■ EXERCISE REQUIREMENTS:
Quote only the part that opens with the line containing "Recreate this image" and closes with the line containing "months = pd.date_range('2019-08-01', periods=61, freq='MS')". Keep both of those lines.

(Entries with chart source code)
#####
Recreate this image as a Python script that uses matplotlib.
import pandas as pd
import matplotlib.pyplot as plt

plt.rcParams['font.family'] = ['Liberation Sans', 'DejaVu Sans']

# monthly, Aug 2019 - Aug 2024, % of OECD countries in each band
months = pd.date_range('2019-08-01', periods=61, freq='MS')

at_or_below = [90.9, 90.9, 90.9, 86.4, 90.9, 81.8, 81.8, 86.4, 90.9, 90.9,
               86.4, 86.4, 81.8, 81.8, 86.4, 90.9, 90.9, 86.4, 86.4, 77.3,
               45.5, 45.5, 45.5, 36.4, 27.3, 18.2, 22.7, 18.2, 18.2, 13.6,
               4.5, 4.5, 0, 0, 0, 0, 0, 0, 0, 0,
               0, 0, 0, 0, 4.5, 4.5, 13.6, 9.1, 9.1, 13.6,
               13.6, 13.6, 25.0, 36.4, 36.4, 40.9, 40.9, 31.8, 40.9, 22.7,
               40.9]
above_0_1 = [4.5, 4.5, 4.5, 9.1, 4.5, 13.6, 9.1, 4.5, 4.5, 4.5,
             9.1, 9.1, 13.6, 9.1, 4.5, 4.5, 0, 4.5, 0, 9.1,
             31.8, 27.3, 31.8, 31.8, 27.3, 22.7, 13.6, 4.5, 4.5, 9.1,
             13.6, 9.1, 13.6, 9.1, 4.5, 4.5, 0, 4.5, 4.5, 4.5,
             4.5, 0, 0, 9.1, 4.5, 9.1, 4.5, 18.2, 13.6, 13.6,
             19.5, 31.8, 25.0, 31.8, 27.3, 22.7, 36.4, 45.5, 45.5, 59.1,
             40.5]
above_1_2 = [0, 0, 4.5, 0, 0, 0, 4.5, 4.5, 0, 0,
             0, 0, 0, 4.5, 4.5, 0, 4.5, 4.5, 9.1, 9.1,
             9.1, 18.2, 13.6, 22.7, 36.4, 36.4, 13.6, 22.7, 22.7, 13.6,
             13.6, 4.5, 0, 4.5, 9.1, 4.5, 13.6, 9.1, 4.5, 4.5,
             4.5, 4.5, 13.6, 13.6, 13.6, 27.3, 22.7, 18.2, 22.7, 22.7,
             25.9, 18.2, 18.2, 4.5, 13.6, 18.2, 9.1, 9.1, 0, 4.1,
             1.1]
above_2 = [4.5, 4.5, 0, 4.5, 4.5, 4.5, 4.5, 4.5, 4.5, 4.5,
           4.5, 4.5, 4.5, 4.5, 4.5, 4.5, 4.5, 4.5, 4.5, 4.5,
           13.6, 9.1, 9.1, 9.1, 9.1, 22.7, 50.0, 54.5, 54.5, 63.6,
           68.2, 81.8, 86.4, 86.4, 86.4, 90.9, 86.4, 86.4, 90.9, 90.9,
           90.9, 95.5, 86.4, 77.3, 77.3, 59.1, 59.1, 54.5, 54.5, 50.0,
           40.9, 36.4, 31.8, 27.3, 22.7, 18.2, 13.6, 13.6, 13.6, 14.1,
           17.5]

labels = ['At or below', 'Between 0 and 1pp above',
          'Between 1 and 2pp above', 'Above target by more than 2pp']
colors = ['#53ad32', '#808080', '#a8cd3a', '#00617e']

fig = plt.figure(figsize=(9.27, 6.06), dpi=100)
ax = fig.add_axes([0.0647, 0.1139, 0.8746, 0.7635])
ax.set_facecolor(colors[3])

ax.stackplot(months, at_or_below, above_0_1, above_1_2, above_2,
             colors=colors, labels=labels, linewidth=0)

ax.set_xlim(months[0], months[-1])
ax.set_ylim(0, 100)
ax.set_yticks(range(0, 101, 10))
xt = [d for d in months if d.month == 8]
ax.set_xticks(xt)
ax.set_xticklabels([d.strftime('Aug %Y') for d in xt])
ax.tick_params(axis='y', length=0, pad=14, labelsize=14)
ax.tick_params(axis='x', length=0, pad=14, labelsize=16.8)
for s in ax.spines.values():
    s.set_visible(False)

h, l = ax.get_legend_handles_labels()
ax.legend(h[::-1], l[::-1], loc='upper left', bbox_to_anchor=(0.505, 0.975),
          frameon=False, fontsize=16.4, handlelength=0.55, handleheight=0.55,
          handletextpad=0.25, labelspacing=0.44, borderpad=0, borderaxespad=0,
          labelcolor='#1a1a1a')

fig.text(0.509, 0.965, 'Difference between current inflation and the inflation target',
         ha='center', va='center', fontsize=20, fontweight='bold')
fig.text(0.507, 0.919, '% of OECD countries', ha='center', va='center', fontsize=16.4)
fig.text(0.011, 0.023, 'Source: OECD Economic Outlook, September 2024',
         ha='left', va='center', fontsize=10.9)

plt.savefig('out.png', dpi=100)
#####
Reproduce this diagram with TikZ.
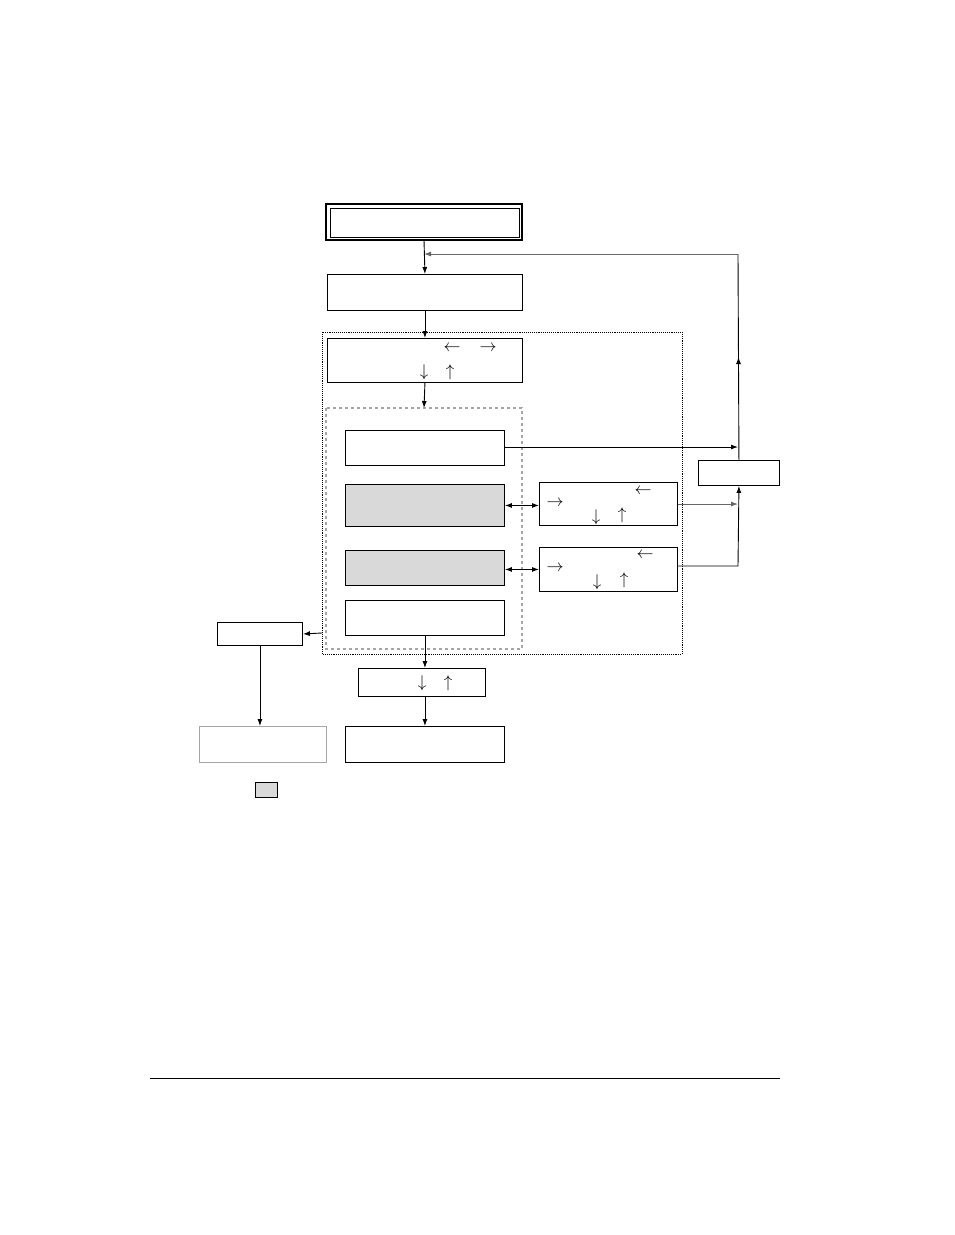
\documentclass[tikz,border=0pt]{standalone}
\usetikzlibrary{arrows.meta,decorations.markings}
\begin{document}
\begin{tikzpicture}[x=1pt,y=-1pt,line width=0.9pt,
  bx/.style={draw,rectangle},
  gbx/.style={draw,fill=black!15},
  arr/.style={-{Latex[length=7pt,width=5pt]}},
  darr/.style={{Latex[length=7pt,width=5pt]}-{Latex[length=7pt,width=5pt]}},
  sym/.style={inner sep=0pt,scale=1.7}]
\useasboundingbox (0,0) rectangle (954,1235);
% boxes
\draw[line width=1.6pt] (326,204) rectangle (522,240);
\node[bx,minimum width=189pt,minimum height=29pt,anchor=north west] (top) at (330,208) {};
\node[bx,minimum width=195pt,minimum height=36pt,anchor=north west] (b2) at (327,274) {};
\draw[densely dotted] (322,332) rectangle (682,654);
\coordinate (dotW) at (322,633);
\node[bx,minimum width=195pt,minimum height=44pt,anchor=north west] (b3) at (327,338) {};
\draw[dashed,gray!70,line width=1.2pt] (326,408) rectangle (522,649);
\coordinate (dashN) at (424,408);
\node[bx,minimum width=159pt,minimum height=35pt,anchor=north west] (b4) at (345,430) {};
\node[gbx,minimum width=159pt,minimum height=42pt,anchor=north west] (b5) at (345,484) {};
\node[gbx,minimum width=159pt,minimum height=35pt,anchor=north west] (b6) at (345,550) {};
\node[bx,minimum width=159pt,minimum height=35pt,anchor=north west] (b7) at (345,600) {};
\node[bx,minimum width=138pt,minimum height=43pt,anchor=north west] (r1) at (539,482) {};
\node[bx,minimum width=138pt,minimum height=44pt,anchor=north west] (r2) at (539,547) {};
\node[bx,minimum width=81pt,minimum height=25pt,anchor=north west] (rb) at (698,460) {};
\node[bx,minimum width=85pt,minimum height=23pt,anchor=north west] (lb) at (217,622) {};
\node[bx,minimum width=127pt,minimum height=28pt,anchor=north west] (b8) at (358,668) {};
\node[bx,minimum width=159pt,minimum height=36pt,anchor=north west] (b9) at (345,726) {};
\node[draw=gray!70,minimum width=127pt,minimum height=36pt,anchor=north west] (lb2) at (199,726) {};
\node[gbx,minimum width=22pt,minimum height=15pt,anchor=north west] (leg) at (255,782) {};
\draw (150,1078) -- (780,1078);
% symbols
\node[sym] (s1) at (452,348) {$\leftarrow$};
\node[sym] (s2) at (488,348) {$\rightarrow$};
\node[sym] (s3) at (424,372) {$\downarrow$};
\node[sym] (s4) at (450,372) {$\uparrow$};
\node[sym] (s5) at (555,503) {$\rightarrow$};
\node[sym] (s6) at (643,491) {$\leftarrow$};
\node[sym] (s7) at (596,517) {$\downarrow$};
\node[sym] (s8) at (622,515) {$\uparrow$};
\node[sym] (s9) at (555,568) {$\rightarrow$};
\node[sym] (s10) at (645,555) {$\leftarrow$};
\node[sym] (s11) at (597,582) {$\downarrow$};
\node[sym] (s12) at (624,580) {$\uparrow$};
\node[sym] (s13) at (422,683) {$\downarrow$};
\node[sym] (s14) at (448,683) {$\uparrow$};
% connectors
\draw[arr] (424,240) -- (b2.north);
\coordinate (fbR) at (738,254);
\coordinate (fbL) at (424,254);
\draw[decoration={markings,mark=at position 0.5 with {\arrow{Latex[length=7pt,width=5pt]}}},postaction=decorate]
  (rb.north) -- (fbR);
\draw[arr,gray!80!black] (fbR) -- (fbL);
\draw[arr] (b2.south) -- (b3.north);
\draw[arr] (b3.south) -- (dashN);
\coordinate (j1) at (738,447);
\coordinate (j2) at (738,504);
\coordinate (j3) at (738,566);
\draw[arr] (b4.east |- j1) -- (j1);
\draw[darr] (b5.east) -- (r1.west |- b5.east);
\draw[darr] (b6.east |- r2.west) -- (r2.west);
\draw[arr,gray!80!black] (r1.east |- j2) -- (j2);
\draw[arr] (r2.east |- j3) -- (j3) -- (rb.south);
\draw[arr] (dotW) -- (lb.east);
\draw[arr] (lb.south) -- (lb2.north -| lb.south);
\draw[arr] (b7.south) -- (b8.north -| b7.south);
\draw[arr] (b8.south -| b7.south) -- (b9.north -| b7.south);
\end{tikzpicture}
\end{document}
#####
■ RESULT:
Recreate this image as a Python script that uses matplotlib.
import pandas as pd
import matplotlib.pyplot as plt

plt.rcParams['font.family'] = ['Liberation Sans', 'DejaVu Sans']

# monthly, Aug 2019 - Aug 2024, % of OECD countries in each band
months = pd.date_range('2019-08-01', periods=61, freq='MS')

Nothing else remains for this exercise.